Without including any pictures, write out the listing below exactly.

▸ **Supplied data**
- - -
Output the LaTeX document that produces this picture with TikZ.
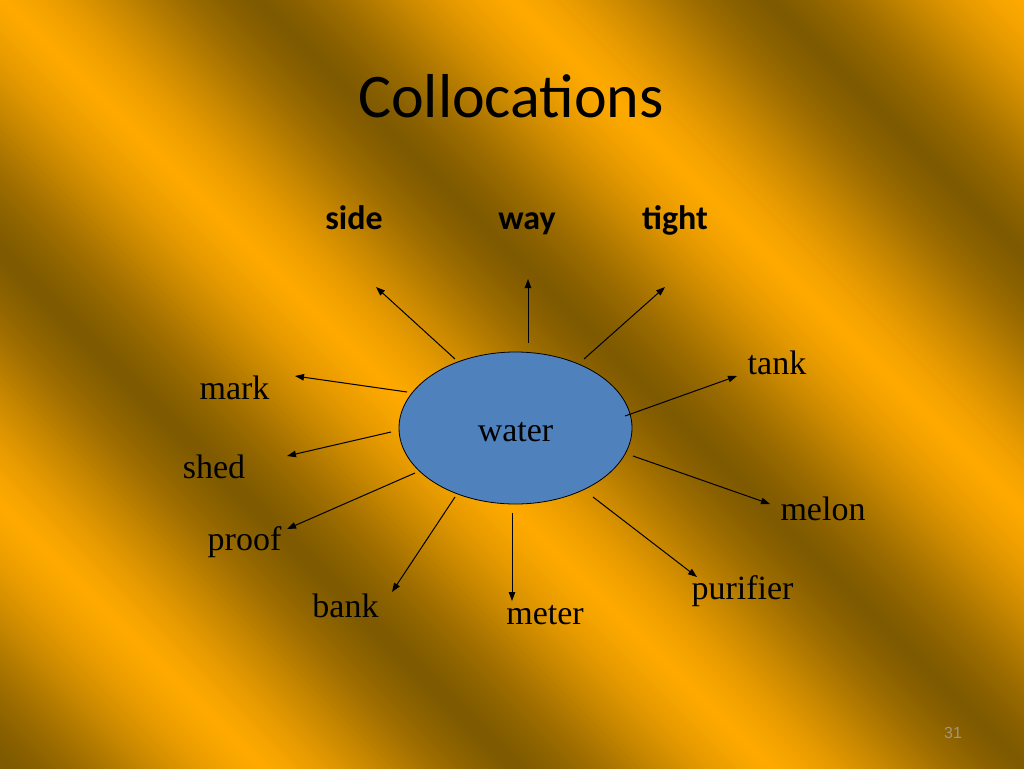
\documentclass[tikz,border=0pt]{standalone}
\usepackage{fontspec}
\setmainfont{Liberation Serif}
\newfontfamily\calib{Carlito}
\newfontfamily\arialf{Liberation Sans}
\usetikzlibrary{arrows.meta,shapes.geometric}
\definecolor{ovalblue}{RGB}{79,129,189}
\definecolor{pagegray}{RGB}{160,150,130}
\begin{document}
\begin{tikzpicture}[x=1pt,y=-1pt,
  ray/.style={-{Triangle[length=9pt,width=6.5pt]}, line width=1pt, black},
  lbl/.style={font=\fontsize{34}{40}\selectfont, anchor=base, inner sep=0pt},
  blbl/.style={font=\calib\bfseries\fontsize{34}{40}\selectfont, anchor=base, inner sep=0pt}]
\useasboundingbox (0,0) rectangle (1024,768);
% background bands
\begin{scope}
\clip (0,0) rectangle (1024,768);
\foreach \s in {-1040,-1036,...,780}{
  \pgfmathsetmacro{\tpos}{mod(\s+5+5100,510)/510}
  \pgfmathsetmacro{\trl}{1-abs(2*\tpos-1)}
  \pgfmathsetmacro{\tri}{0.5*\trl+0.25*(1-cos(180*\trl))}
  \pgfmathtruncatemacro{\rr}{255-128*\tri}
  \pgfmathtruncatemacro{\gg}{170-80*\tri}
  \definecolor{bandc}{RGB}{\rr,\gg,0}
  \fill[bandc] (-800,-800+\s) -- (1900,1900+\s) -- (1900,1905+\s) -- (-800,-795+\s) -- cycle;
}
\end{scope}
% title
\node[font=\calib\fontsize{62}{70}\selectfont, anchor=base, inner sep=0pt] (title) at (511,117) {Collocations};
% central oval
\node[ellipse, draw=black, line width=0.8pt, fill=ovalblue, minimum width=233pt, minimum height=152pt,
      inner sep=0pt, text height=26pt, text depth=0pt, font=\fontsize{34}{40}\selectfont] (water) at (515.5,428) {water};
% labels
\node[blbl] (side) at (354,229) {side};
\node[blbl] (way) at (527,229) {way};
\node[blbl] (tight) at (675,229) {tight};
\node[lbl] (tank) at (777,374) {tank};
\node[lbl] (melon) at (823,520) {melon};
\node[lbl] (purifier) at (742.5,599) {purifier};
\node[lbl] (meter) at (545,624) {meter};
\node[lbl] (bank) at (345.5,617) {bank};
\node[lbl] (proof) at (244.5,550) {proof};
\node[lbl] (shed) at (214,478) {shed};
\node[lbl] (mark) at (234.5,399) {mark};
\node[font=\arialf\fontsize{16}{19}\selectfont, text=pagegray, anchor=base, inner sep=0pt] (page) at (953,738) {31};
% arrow end points
\coordinate (s1) at (455,359); \coordinate (t1) at (376,287);
\coordinate (s2) at (528,343); \coordinate (t2) at (528,279);
\coordinate (s3) at (584,359); \coordinate (t3) at (665,287);
\coordinate (s4) at (625,416); \coordinate (t4) at (737,376);
\coordinate (s5) at (633,456); \coordinate (t5) at (770,504);
\coordinate (s6) at (593,497); \coordinate (t6) at (697,577);
\coordinate (s7) at (512,513); \coordinate (t7) at (512,601);
\coordinate (s8) at (455,497); \coordinate (t8) at (392,592);
\coordinate (s9) at (415,473); \coordinate (t9) at (287,529);
\coordinate (s10) at (391,432); \coordinate (t10) at (287,456);
\coordinate (s11) at (407,392); \coordinate (t11) at (295,376);
\foreach \i in {1,...,11}{ \draw[ray] (s\i) -- (t\i); }
\end{tikzpicture}
\end{document}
- - -
▸ **Solution for this task**
Output the LaTeX document that produces this picture with TikZ.
\documentclass[tikz,border=0pt]{standalone}
\usepackage{fontspec}
\setmainfont{Liberation Serif}
\newfontfamily\calib{Carlito}
\newfontfamily\arialf{Liberation Sans}
\usetikzlibrary{arrows.meta,shapes.geometric}
\definecolor{ovalblue}{RGB}{79,129,189}
\definecolor{pagegray}{RGB}{160,150,130}
\begin{document}
\begin{tikzpicture}[x=1pt,y=-1pt,
  ray/.style={-{Triangle[length=9pt,width=6.5pt]}, line width=1pt, black},
  lbl/.style={font=\fontsize{34}{40}\selectfont, anchor=base, inner sep=0pt},
  blbl/.style={font=\calib\bfseries\fontsize{34}{40}\selectfont, anchor=base, inner sep=0pt}]
\useasboundingbox (0,0) rectangle (1024,768);
% background bands
\begin{scope}
\clip (0,0) rectangle (1024,768);
\foreach \s in {-1040,-1036,...,780}{
  \pgfmathsetmacro{\tpos}{mod(\s+5+5100,510)/510}
  \pgfmathsetmacro{\trl}{1-abs(2*\tpos-1)}
  \pgfmathsetmacro{\tri}{0.5*\trl+0.25*(1-cos(180*\trl))}
  \pgfmathtruncatemacro{\rr}{255-128*\tri}
  \pgfmathtruncatemacro{\gg}{170-80*\tri}
  \definecolor{bandc}{RGB}{\rr,\gg,0}
  \fill[bandc] (-800,-800+\s) -- (1900,1900+\s) -- (1900,1905+\s) -- (-800,-795+\s) -- cycle;
}
\end{scope}
% title
\node[font=\calib\fontsize{62}{70}\selectfont, anchor=base, inner sep=0pt] (title) at (511,117) {Collocations};
% central oval
\node[ellipse, draw=black, line width=0.8pt, fill=ovalblue, minimum width=233pt, minimum height=152pt,
      inner sep=0pt, text height=26pt, text depth=0pt, font=\fontsize{34}{40}\selectfont] (water) at (515.5,428) {water};
% labels
\node[blbl] (side) at (354,229) {side};
\node[blbl] (way) at (527,229) {way};
\node[blbl] (tight) at (675,229) {tight};
\node[lbl] (tank) at (777,374) {tank};
\node[lbl] (melon) at (823,520) {melon};
\node[lbl] (purifier) at (742.5,599) {purifier};
\node[lbl] (meter) at (545,624) {meter};
\node[lbl] (bank) at (345.5,617) {bank};
\node[lbl] (proof) at (244.5,550) {proof};
\node[lbl] (shed) at (214,478) {shed};
\node[lbl] (mark) at (234.5,399) {mark};
\node[font=\arialf\fontsize{16}{19}\selectfont, text=pagegray, anchor=base, inner sep=0pt] (page) at (953,738) {31};
% arrow end points
\coordinate (s1) at (455,359); \coordinate (t1) at (376,287);
\coordinate (s2) at (528,343); \coordinate (t2) at (528,279);
\coordinate (s3) at (584,359); \coordinate (t3) at (665,287);
\coordinate (s4) at (625,416); \coordinate (t4) at (737,376);
\coordinate (s5) at (633,456); \coordinate (t5) at (770,504);
\coordinate (s6) at (593,497); \coordinate (t6) at (697,577);
\coordinate (s7) at (512,513); \coordinate (t7) at (512,601);
\coordinate (s8) at (455,497); \coordinate (t8) at (392,592);
\coordinate (s9) at (415,473); \coordinate (t9) at (287,529);
\coordinate (s10) at (391,432); \coordinate (t10) at (287,456);
\coordinate (s11) at (407,392); \coordinate (t11) at (295,376);
\foreach \i in {1,...,11}{ \draw[ray] (s\i) -- (t\i); }
\end{tikzpicture}
\end{document}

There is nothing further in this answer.